My brother had brought me to this play area in the park. I had great fun in riding on Tigger, Winnie the Pooh and Rabbit. There was a green Thingy, looking mean with a long nose. I didn’t like him one bit even. My brother was talking to some boys his age. I never noticed when he walked away. I was busy enjoying the rides. I didn’t realize he was no longer there. When I alighted I didn’t see him. I was near tears, feeling panicky and wondering where he was?

I kept waiting where he left me. I was feeling all horrible, wondering how I will reach home when I realized someone was speaking to me. “Little girl would you like a cold Icee?” I turned and saw a man smiling down at me. Remembering what my brother used to tell me, “Never accept anything from strangers,” I told him, “No, thank you.” But insides me I would have loved a cold drink. “Have you come here alone?” He asked again, darting glances here and there. I didn’t like him at all, like the green thingy. I don’t know what made me say, “See, there is my father,” I pointed to a man standing in a group, a little away from us. That made him slunk away. I didn’t like telling a fib but my brother had told me never to talk with strangers.

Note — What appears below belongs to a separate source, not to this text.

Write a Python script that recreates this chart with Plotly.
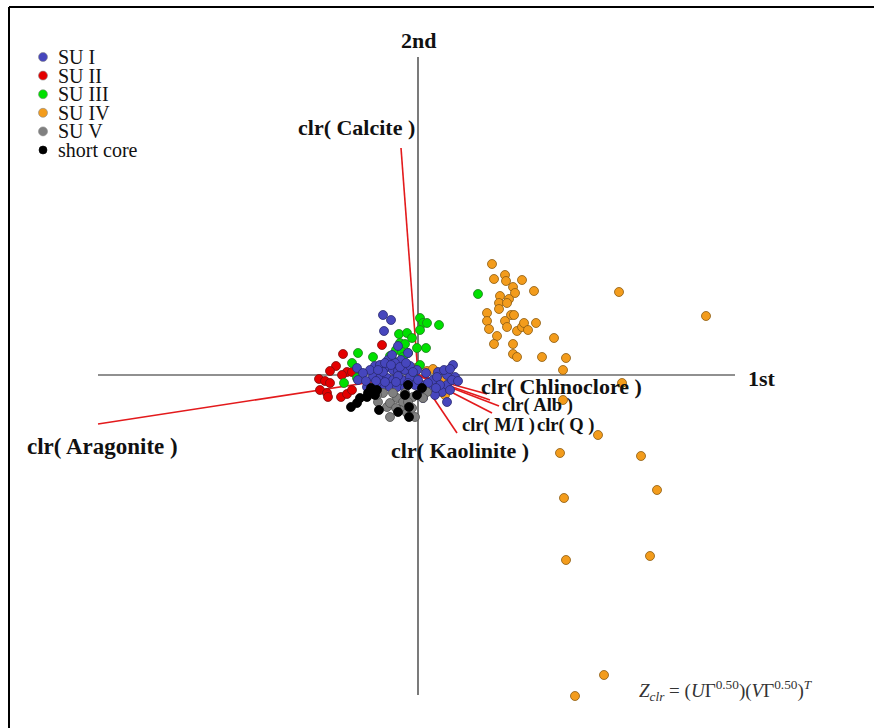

That was the longest hour of my life. Meanwhile my brother after meeting his friends totally forgot about me. He reached home when he realized where he had left me. It must have shaken the life out of him. When he came back, at the sight of his face I burst into tears. He was himself fighting tears, as he hugged me. In his heart he must have been thanking God, who watched over me and kept me safe.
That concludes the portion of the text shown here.